Walt Whitman

In Cabind Ships At Sea - Analysis

A book that wants to become a vessel

Whitman’s central claim is that a poem is not merely something carried onto the sea from land, but something that can belong to the sea—moving like a ship, sharing the ocean’s motion, and making an intimate contact with strangers far away. The speaker begins by picturing himself as a reminiscence of the land read aloud aboard cabin’d ships, but he ends by insisting the book itself must fulfil your destiny and sail independently. The poem’s imagination keeps converting page into sailcloth, reading into voyaging, and affection into cargo.

The tone is big, welcoming, and slightly prophetic—full of those Whitmanian widenings: boundless blue, every side expanding, the large imperious waves. Even before the poem speaks directly to its book, it speaks like a person trying to match the ocean’s scale. That scale matters because it promises a readership no inland room can offer: By sailors young and old, under many a star at night, the poet can finally be In full rapport at last, as if sea-distance paradoxically enables closeness.

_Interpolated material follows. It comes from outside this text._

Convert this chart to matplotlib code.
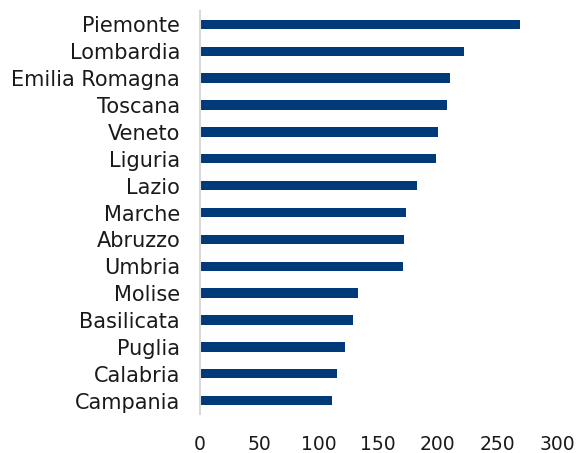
import matplotlib
matplotlib.use("Agg")
import matplotlib.pyplot as plt

regions = [
    "Piemonte", "Lombardia", "Emilia Romagna", "Toscana", "Veneto",
    "Liguria", "Lazio", "Marche", "Abruzzo", "Umbria",
    "Molise", "Basilicata", "Puglia", "Calabria", "Campania",
]
values = [269, 222, 210.5, 208, 200, 198.7, 182.5, 173.5, 171.3, 170.5,
          133.3, 129, 122.3, 115.7, 111]
x_ticks = [0, 50, 100, 150, 200, 250, 300]

BAR_COLOR = "#003A78"
TEXT_COLOR = "#1A1A1A"

plt.rcParams["font.family"] = ["DejaVu Sans"]

fig = plt.figure(figsize=(5.77, 4.53), dpi=100)
ax = fig.add_axes([0.3458, 0.086, 0.6195, 0.8897])

y = list(range(len(regions)))
ax.barh(y, values, height=0.35, color=BAR_COLOR)
ax.set_yticks(y)
ax.set_yticklabels(regions)
ax.set_ylim(len(regions) - 0.5, -0.5)
ax.set_xlim(0, 300)
ax.set_xticks(x_ticks)
ax.set_xticklabels([str(t) for t in x_ticks])

for side in ("top", "right", "bottom"):
    ax.spines[side].set_visible(False)
ax.spines["left"].set_color("#D9D9D9")
ax.spines["left"].set_linewidth(1.5)

ax.tick_params(axis="both", length=0, labelcolor=TEXT_COLOR)
ax.tick_params(axis="y", pad=14, labelsize=15)
ax.tick_params(axis="x", pad=15, labelsize=13.5)

fig.savefig("out.png", dpi=100)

The sensory ocean, and the mind it produces

In section 2 the poem tightens from panorama to bodily sensation: We feel the undulating deck, the long pulsation—ebb and flow. Thoughts are described as voyagers’ thoughts, as if the ocean doesn’t just surround the mind; it re-trains it. Whitman lists the sea’s details—the faint creaking of the cordage, the perfume, the melancholy rhythm—and these become a kind of language lesson. The ocean speaks in liquid-flowing syllables, a phrase that makes the world’s physical motion feel like a sentence being continuously formed and re-formed.

This is where the poem makes its decisive assertion: And this is Ocean’s poem. The line isn’t just a compliment to the sea’s beauty; it’s a claim of authorship. The ocean becomes a maker of meaning, with tones of unseen mystery and vague and vast suggestions that exceed what firm land can provide. Yet the word melancholy matters: the sea’s majesty is not purely triumphant. Its rhythm is consoling and unsettling at once, a cradle that also reminds you how small you are.

The turn: from being read to being sent

Section 3 pivots into direct address: Then falter not, O book! The speaker stops imagining a passive future where he will I...be read and instead commands the book to act. He revises his earlier idea—You, not a reminiscence of the land alone—and gives the book a maritime double: as a lone bark, cleaving the ether. The poem’s urgency comes from this shift: what began as a fantasy of reception becomes a mission of delivery. The book is told to spread your white sails, to take on the same brave visibility as the ship whose sails gleam against the imperious waves.

Faith and not-knowing, love and distance

A key tension runs through the poem: the voyage is purpos’d I know not whither, yet it must be ever full of faith. Whitman makes uncertainty part of the book’s holiness; the point is not a mapped destination but ongoing contact—Consort to every ship that sails. Another tension is between vastness and intimacy. The ocean is boundless, the horizon far and dim, yet the speaker performs a small, careful gesture: folded, my love, I fold it here, in every leaf. The book becomes a letter sealed inside itself, each page a folded packet meant for dear mariners the poet will never meet.

A sharpened question hidden in the blessing

When the speaker tells the book to chant on—sail on to every shore, he makes dissemination sound like pure generosity. But the poem also admits how powerless the sender is once the book leaves: the voyage moves by whistling winds and the sea’s endless motion, not by the poet’s hand. If the ocean is truly the author of this poem, then what exactly is being sent—Whitman’s message, or the sea’s own voice using his pages as a vehicle?

The poem’s final aim: a fraternity of readers in motion

The closing dedication—This song for mariners and all their ships—doesn’t merely identify an audience; it imagines a community bound by shared movement, risk, and rhythm. The sea turns reading into something like standing watch: you feel the deck’s sway, you listen for unseen mystery, you accept that the horizon is dim but still sail. In that sense, full rapport is not agreement or familiarity; it is synchronization—poet, book, sailor, and ocean all caught in the same pulse of going on.